Instructions to follow:
Up to and including the line with "0.84, 0.885, 0.905];", write out the listing from its first line, minus the pictures.

Material:
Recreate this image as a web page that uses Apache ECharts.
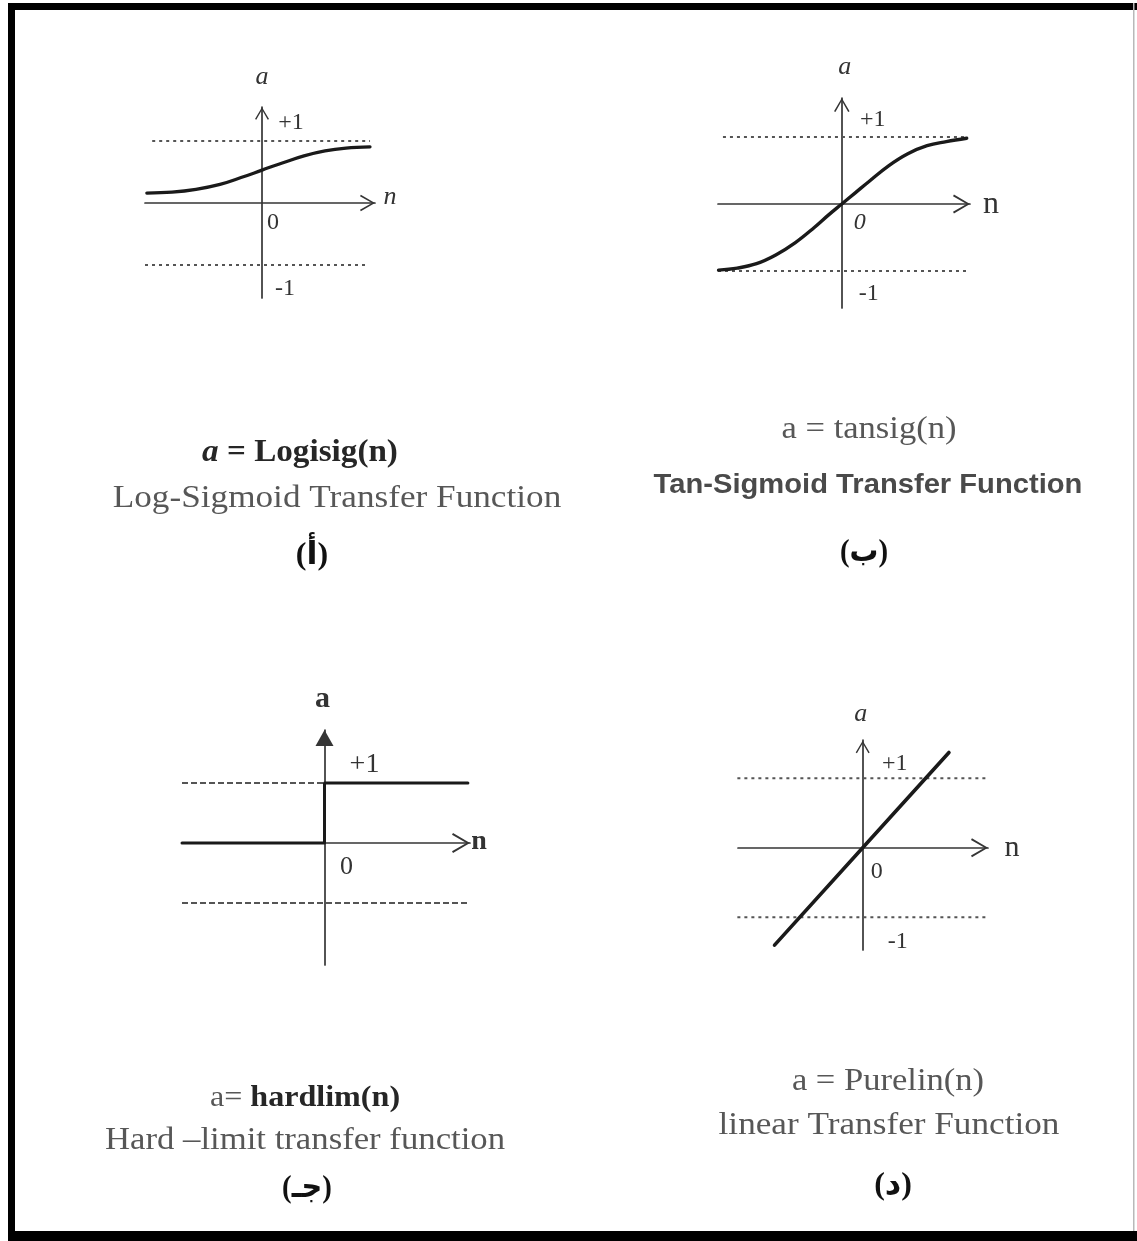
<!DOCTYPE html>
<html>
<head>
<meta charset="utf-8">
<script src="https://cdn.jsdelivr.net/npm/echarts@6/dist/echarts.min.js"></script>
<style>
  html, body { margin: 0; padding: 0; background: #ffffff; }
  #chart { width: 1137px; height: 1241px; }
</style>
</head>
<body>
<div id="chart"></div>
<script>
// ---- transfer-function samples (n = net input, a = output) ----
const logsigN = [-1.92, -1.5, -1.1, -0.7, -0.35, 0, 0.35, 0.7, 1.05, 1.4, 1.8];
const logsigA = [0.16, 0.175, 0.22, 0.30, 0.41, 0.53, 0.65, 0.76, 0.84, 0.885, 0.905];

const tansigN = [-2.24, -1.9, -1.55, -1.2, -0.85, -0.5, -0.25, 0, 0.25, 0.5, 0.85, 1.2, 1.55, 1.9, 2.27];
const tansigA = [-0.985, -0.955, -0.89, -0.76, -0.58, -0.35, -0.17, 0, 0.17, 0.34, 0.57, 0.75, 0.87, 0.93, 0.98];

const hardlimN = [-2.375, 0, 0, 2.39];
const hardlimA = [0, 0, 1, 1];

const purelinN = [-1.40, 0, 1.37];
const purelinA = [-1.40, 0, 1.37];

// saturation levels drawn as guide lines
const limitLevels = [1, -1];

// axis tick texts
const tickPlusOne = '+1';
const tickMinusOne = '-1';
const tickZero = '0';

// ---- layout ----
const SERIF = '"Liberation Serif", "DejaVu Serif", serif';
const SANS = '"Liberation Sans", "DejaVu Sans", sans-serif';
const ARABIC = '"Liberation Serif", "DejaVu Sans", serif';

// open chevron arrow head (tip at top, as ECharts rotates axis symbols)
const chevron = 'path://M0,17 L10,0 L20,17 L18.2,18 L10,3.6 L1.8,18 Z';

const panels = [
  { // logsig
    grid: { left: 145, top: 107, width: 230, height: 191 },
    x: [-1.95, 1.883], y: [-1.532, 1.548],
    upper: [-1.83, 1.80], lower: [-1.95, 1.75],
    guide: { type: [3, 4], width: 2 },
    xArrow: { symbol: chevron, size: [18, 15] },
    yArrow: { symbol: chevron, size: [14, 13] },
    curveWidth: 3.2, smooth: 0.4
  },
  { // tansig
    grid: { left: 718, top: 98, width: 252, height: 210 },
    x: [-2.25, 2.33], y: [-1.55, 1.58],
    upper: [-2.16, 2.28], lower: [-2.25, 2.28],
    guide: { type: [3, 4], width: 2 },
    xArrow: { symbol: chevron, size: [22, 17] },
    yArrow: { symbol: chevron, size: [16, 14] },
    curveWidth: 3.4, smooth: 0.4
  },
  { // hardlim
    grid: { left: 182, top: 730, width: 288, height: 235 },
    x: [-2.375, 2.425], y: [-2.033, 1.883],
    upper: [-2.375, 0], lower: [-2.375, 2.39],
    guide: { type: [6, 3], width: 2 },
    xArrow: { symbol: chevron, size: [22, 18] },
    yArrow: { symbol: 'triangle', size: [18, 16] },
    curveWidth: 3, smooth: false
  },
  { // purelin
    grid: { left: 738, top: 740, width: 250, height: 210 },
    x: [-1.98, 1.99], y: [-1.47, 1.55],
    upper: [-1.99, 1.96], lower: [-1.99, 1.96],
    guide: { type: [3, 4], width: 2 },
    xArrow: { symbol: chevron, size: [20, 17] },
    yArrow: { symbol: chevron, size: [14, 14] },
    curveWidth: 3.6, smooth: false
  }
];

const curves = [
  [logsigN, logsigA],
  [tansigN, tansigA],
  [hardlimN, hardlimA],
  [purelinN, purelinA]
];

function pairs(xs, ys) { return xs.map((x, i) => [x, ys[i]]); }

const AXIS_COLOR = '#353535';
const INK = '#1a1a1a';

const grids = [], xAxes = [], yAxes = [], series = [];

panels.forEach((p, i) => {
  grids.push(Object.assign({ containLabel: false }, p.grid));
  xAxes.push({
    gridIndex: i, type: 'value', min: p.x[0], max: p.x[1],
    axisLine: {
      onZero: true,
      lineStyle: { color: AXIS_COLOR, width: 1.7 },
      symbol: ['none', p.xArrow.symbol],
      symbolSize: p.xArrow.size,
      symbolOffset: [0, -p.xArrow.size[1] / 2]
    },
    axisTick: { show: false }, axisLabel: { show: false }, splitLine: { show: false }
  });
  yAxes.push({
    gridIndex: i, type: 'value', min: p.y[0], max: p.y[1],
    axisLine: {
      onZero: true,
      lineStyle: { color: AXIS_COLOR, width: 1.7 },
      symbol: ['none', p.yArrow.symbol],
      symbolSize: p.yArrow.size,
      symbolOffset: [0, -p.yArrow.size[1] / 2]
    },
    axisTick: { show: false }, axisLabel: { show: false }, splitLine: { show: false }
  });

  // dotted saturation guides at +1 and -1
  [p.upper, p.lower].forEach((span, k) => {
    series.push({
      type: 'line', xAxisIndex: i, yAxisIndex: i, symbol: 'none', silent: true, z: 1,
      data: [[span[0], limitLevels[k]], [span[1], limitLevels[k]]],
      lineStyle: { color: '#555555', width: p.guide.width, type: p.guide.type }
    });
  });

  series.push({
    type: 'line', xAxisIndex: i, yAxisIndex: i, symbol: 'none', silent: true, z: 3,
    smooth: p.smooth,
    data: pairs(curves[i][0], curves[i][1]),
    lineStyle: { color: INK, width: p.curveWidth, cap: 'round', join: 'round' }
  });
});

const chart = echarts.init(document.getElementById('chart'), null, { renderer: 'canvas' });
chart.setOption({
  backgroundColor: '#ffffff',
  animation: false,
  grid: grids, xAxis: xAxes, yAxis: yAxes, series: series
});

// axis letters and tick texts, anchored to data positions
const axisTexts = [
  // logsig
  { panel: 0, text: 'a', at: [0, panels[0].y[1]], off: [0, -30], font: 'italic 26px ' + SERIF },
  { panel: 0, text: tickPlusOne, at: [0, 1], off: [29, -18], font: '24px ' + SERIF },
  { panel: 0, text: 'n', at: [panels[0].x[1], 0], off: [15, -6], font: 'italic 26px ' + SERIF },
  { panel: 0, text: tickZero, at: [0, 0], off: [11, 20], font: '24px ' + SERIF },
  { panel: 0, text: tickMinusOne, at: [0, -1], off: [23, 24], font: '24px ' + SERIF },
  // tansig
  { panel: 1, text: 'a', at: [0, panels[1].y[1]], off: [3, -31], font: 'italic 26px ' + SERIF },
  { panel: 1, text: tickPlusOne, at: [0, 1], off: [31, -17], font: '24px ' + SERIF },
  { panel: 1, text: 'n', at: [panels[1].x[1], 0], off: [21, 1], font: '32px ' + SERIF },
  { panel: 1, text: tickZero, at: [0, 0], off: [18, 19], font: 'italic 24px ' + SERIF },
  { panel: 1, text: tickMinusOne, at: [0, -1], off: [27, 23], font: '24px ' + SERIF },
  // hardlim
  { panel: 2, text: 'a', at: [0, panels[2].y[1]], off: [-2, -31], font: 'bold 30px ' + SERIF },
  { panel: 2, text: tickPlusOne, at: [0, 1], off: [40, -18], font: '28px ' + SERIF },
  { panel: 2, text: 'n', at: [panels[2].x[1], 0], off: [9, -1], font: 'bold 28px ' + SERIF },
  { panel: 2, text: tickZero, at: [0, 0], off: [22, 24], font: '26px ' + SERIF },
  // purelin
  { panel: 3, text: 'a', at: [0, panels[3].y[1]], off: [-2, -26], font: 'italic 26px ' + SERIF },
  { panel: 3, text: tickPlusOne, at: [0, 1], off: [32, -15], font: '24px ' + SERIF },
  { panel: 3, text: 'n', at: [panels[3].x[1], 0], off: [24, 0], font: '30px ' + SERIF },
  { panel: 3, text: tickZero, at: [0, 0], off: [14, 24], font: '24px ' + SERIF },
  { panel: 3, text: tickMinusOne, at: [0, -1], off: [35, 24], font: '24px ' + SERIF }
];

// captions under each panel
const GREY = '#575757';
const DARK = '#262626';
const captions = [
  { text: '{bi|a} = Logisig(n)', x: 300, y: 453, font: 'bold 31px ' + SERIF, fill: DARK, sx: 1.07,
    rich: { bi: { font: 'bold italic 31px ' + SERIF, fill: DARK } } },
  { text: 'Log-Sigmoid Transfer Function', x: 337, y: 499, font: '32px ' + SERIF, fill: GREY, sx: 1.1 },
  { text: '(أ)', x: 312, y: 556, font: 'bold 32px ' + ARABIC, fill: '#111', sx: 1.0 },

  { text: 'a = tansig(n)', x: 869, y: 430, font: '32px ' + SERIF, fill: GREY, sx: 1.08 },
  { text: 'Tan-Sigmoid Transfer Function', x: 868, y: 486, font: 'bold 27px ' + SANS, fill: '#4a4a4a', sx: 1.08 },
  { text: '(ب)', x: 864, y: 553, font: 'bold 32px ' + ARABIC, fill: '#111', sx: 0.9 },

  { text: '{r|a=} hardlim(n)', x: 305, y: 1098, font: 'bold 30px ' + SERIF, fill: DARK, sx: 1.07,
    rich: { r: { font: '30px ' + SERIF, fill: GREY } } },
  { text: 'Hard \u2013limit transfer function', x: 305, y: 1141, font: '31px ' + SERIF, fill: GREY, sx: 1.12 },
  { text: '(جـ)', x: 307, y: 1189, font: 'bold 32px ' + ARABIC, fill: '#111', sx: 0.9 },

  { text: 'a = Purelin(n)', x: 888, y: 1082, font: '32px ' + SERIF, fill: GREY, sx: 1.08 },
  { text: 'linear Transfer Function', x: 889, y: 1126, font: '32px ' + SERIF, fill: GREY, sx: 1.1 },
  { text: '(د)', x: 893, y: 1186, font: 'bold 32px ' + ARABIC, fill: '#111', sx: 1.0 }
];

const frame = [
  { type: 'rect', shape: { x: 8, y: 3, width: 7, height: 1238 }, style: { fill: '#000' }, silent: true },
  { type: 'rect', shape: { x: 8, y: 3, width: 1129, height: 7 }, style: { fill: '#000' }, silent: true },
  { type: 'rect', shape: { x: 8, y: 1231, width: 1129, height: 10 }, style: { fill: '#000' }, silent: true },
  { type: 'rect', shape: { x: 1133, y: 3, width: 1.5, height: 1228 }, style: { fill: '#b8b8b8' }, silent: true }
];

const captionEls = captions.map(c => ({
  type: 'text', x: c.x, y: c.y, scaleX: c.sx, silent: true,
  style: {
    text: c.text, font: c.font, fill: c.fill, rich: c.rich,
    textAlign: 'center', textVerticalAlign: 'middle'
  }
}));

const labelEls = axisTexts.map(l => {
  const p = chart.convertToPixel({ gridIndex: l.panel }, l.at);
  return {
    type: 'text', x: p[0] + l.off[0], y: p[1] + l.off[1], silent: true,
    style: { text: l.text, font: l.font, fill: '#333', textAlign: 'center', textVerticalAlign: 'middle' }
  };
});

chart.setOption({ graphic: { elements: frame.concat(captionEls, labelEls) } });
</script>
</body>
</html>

Final answer:
Recreate this image as a web page that uses Apache ECharts.
<!DOCTYPE html>
<html>
<head>
<meta charset="utf-8">
<script src="https://cdn.jsdelivr.net/npm/echarts@6/dist/echarts.min.js"></script>
<style>
  html, body { margin: 0; padding: 0; background: #ffffff; }
  #chart { width: 1137px; height: 1241px; }
</style>
</head>
<body>
<div id="chart"></div>
<script>
// ---- transfer-function samples (n = net input, a = output) ----
const logsigN = [-1.92, -1.5, -1.1, -0.7, -0.35, 0, 0.35, 0.7, 1.05, 1.4, 1.8];
const logsigA = [0.16, 0.175, 0.22, 0.30, 0.41, 0.53, 0.65, 0.76, 0.84, 0.885, 0.905];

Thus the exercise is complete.